Edinburgh University Rugby Football Club was established in 1857. It was one of the eight founder members of the Scottish Rugby Union.
Its first ever match was in 1857 against Edinburgh Academicals FC who formed around the same time and in 2007 the two clubs replayed that fixture to celebrate the 150th anniversary of EURFC's founding using replica period kit, ball and complying to the older rules.
In 1871 Club member Angus Buchanan scored the first ever International try in the inaugural International match whilst representing Scotland versus England at Raeburn Place. There were three current Club representatives in the Scottish brown jerseys on that day, the other two being J. Forsyth and J. L. H. MacFarlane.
In 1901 after winning the Scottish unofficial championship, the Club provided an extraordinary eight members of the Scotland XV to defeat Wales that February. These were Bedell-Sivright, A. B. Flett, A. N. Fell, A. Frew, W. H. Welsh, F. M. Fasson, A. B. Timms, and A. W. Duncan.
A great Rugby rarity happened in 1910 when EURFC player C.G. Timms had the distinction of representing the Club in that year and the British & Irish Lions on tour to South Africa without ever winning an international cap before or after. 'Charlie' Timms may have made up for his lack of international caps by going on to be awarded four Military Crosses in World War I as a Medical Officer - another great and possibly unique rarity. His brother A.B Timms was capped for Scotland from the Club in 1896, but by the time he was selected for the Lions tour of 1899 he was then representing the Edinburgh Wanderers club.
In the years prior to the SRU's introduction of club leagues in 1973 and the advent of professionalism in 1990's, EURFC was a major club power and it won the 'unofficial' Scottish Club championship several times.
EURFC has produced 72 young full-international (for major IRB countries) players whilst still students representing the Club; these include 1924 Olympic 400m Gold Medallist Eric Liddell, 1904 British Lions captain David Bedell-Sivright- one of the seven EURFC representatives also to play as British Lions whilst still students representing the Club, and Norman Mair - the future legendary sports writer and Scotland cricketer. Many more of Rugby's international players worldwide played for the University prior to being capped from other clubs; these include Scotland and British Lions greats Dan Drysdale, and Andy Irvine, both future SRU Presidents from Heriot's FP, David Johnston (Watsonians) who had also played as a contracted footballer for Heart of Midlothian FC, and the current Club coach Ian Barnes who won many Scotland caps from the Hawick club.

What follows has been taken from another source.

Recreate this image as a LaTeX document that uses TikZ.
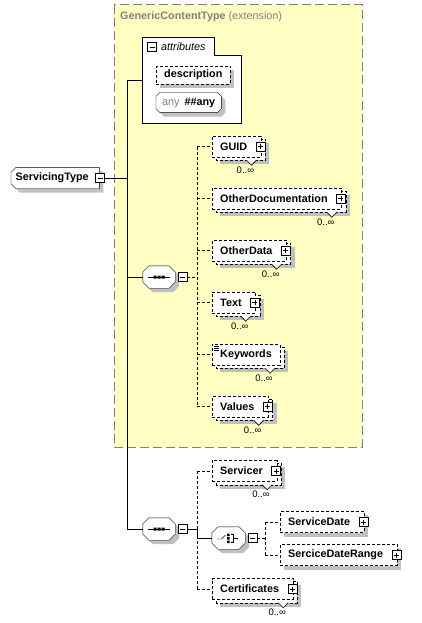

At this time EURFC had regular fixtures with the University XV's of Durham, Newcastle, and other northern English Institutions. EURFC often received and played against Clubs from all of the major Rugby playing countries
The Club's influence waned in the 1930s, but a great revival took place in the 1950's, and 60s when the Club finished runners-up in Scotland's unofficial championship twice in 1963-64 and 1966-67 - in the latter year 28 out of the 34 matches played were won and the club which led the competition in April which was quite enough to win outright, was highly commended for sportingly arranging extra fixtures, one of which was lost to Hawick who then just won that championship. In this time names such as current Scotland internationals John Frame, Ian Smith (who went on to score the famous Scotland try that defeated South Africa in 1969), and Harry Rea (an Irish cap) were to the fore.
The last international player from the Club was Jock Millican, thrice capped in 1972-73. This was after the decision had been taken by the Club's [all-student] committee to back the SRU proposal for a fully structured league system on the grounds that it would benefit Scottish rugby as a whole, but also in the full knowledge that this would inevitably pose great problems for the Club itself.
Until 1983 EURFC enjoyed regular home and away fixtures with Oxford and Cambridge Universities often with distinct success; many players have interchanged between the three University Clubs on graduations - two of many notable examples of this being Ian Smith, 'The Flying Scot' who joined Edinburgh from Oxford and played for 4 seasons from 1925, and Micky Steele-Bodger of England, and Barbarians President fame - a 1947 Edinburgh postgraduate from Cambridge destined to become future Chairman of the International Rugby Board. In this time EURFC also had regular fixtures with the University XV's of Durham, Newcastle, and other northern English Institutions. EURFC has often received and played against Clubs from all of the major Rugby playing countries
At the time of writing the club plays its fixtures in the top Scottish National League and the British Universities Premiership and plays its home fixtures at the Edinburgh University's Peffermill playing grounds, having moved from its traditional ground at Craiglockhart in 1983.